8. Integrating factor

Attention

This is an optional section.

There’s a well-known alternate way to derive the general solution of \(\opA[x]=f\). We lead with an example.

Example

Consider \(x'=4x+8t\), which we rewrite as \(x'-4x=8t\). We multiply both sides of this equation by \(e^{-4t}\) to get

\[ e^{-4t}x' - 4e^{-4t}x = 8te^{-4t}. \]

The reason for doing this is that we can now apply the product rule for derivatives in reverse on the left side of the equation:

\[ \dd{}{t} \bigl[ e^{-4t} x(t) \bigr] = 8te^{-4t}. \]
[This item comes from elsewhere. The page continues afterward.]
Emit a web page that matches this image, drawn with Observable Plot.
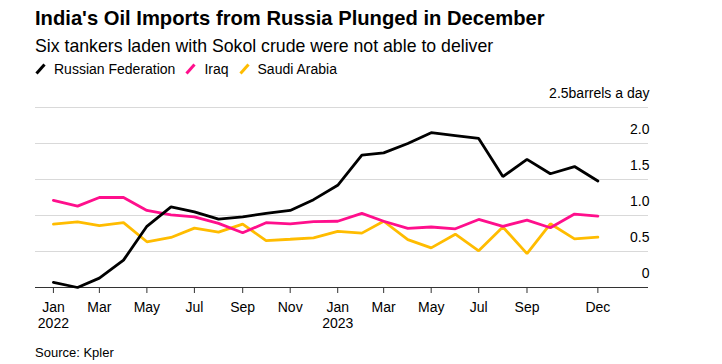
<!DOCTYPE html>
<html><head><meta charset="utf-8">
<script src="https://cdn.jsdelivr.net/npm/d3@7"></script>
<script src="https://cdn.jsdelivr.net/npm/@observablehq/plot@0.6"></script>
<style>
body{margin:0;background:#fff;font-family:"Liberation Sans",Arial,sans-serif;color:#000;}
#wrap{width:722px;height:364px;position:relative;overflow:hidden}
.title{padding:6px 0 0 35px;font-size:20.2px;font-weight:bold;line-height:24px;}
.subtitle{margin-top:6px;padding-left:35px;font-size:17.7px;line-height:20px;}
.legend{margin-top:4px;padding-left:35px;font-size:14px;line-height:18px;display:flex;align-items:center}
.item{display:flex;align-items:center;margin-right:10px}
.item svg{margin-right:8px}
.source{margin-top:13px;padding-left:35px;font-size:13px;line-height:16px;color:#000}
#chart svg{display:block}
</style></head>
<body>
<div id="wrap">
<div class="title">India's Oil Imports from Russia Plunged in December</div>
<div class="subtitle">Six tankers laden with Sokol crude were not able to deliver</div>
<div class="legend" id="legend"></div>
<div id="chart"></div>
<div class="source">Source: Kpler</div>
</div>
<script>
const months = ["2022-01","2022-02","2022-03","2022-04","2022-05","2022-06","2022-07","2022-08","2022-09","2022-10","2022-11","2022-12",
                "2023-01","2023-02","2023-03","2023-04","2023-05","2023-06","2023-07","2023-08","2023-09","2023-10","2023-11","2023-12"];
const seriesNames = ["Russian Federation","Iraq","Saudi Arabia"];
const seriesColors = ["#000000","#ff0f8c","#ffbc00"];
const russia = [0.07,0.0,0.13,0.38,0.85,1.12,1.05,0.95,0.98,1.03,1.07,1.22,1.42,1.84,1.87,2.0,2.15,2.11,2.07,1.54,1.78,1.58,1.68,1.48];
const iraq   = [1.21,1.13,1.25,1.25,1.07,1.01,0.98,0.89,0.76,0.9,0.885,0.915,0.92,1.03,0.92,0.82,0.84,0.815,0.945,0.85,0.935,0.83,1.02,0.99];
const saudi  = [0.88,0.91,0.86,0.9,0.635,0.695,0.825,0.77,0.88,0.65,0.67,0.69,0.78,0.755,0.92,0.665,0.55,0.74,0.51,0.84,0.47,0.885,0.675,0.7];
const xTickMonths = ["2022-01","2022-03","2022-05","2022-07","2022-09","2022-11","2023-01","2023-03","2023-05","2023-07","2023-09","2023-12"];
const xTickLabels = ["Jan\n2022","Mar","May","Jul","Sep","Nov","Jan\n2023","Mar","May","Jul","Sep","Dec"];
const yTicks = [0,0.5,1,1.5,2,2.5];
const yTickLabels = ["0","0.5","1.0","1.5","2.0","2.5barrels a day"];

const parse = s => new Date(s + "-01T00:00:00Z");
const values = [russia, iraq, saudi];
const data = [];
seriesNames.forEach((name, k) => months.forEach((m, i) => data.push({series: name, date: parse(m), value: values[k][i]})));
const xLabelMap = new Map(xTickMonths.map((m, i) => [+parse(m), xTickLabels[i]]));
const yLabelMap = new Map(yTicks.map((v, i) => [v, yTickLabels[i]]));

// legend
const legend = document.getElementById("legend");
seriesNames.forEach((name, k) => {
  const it = document.createElement("div");
  it.className = "item";
  it.innerHTML = `<svg width="11" height="12"><line x1="1.5" y1="10.5" x2="9.5" y2="1.5" stroke="${seriesColors[k]}" stroke-width="3"/></svg><span>${name}</span>`;
  legend.appendChild(it);
});

const lineMark = name => Plot.line(data.filter(d => d.series === name), {x: "date", y: "value", stroke: "series", strokeWidth: 2.8, strokeLinejoin: "miter"});

const chart = Plot.plot({
  width: 722, height: 254,
  marginLeft: 35, marginRight: 74, marginTop: 29, marginBottom: 45,
  style: {fontFamily: "'Liberation Sans', Arial, sans-serif", fontSize: "14px", color: "#000", background: "#fff"},
  x: {type: "utc", domain: [new Date(Date.UTC(2021,11,9)), new Date(Date.UTC(2024,1,4))]},
  y: {domain: [0, 2.5]},
  color: {domain: seriesNames, range: seriesColors},
  marks: [
    Plot.gridY(yTicks.filter(d => d > 0), {stroke: "#d9d9d9", strokeOpacity: 1, strokeWidth: 1}),
    Plot.ruleY([0], {stroke: "#333", strokeWidth: 1}),
    Plot.axisX(xTickMonths.map(parse), {tickSize: 6, tickPadding: 7, stroke: "#333", lineHeight: 1.15, tickFormat: d => xLabelMap.get(+d), label: null}),
    Plot.axisY(yTicks, {anchor: "right", tickSize: 0, tickPadding: 1, textAnchor: "end", dy: -14, tickFormat: d => yLabelMap.get(d), label: null}),
    lineMark("Saudi Arabia"),
    lineMark("Iraq"),
    lineMark("Russian Federation")
  ]
});
document.getElementById("chart").appendChild(chart);
</script>
</body></html>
Now we integrate both sides to get

\[ e^{-4t} x(t) = \int 8te^{-4t}\, dt = -\frac{1}{2} (4t+1)e^{-4t} + c_1, \]

after an integration by parts. Solving for \(x\) leads to

\[ x(t) = c_1 e^{4t} - \frac{1}{2} (4t+1). \]

This is the same result we got before for this problem.

Clearly the secret sauce in the example above is choosing a function to multiply the equation so that the left side is a perfect product rule. The recipe is called an integrating factor.

Formula 8.2 (Integrating factor)
\[ \mu(t) = \exp \left[ \int -a(t)\, dt \right] \]

The reason this recipe works is that, by the chain rule and fundamental theorem of calculus,

\[ \mu'(t) = \mu(t) \cdot \dd{}{t} \left[ \int -a(t)\, dt \right] = -a(t) \mu(t). \]

Therefore, we transform the original problem as follows:

\[\begin{align*} \mu x' - a \mu x &= \mu f, \\ \mu x' + \mu' x &= \mu f, \\ \dd{}{t} \bigl[ \mu(t) x(t) \bigr] &= \mu(t) f(t), \\ \mu(t) x(t) &= \int \mu(t) f(t)\, dt. \end{align*}\]

In this setup, you must include the indefinite integration constant \(c_1\) before you divide the last line by \(\mu(t)\) to get the answer.

Integration by parts is not much different from applying variation of parameters. In particular, both methods lead to the same two integrals, which are the hardest part to handle. You might find that the integrating factor involves less rote memorization, but the homogeneous/particular method is what we extend and use in future chapters.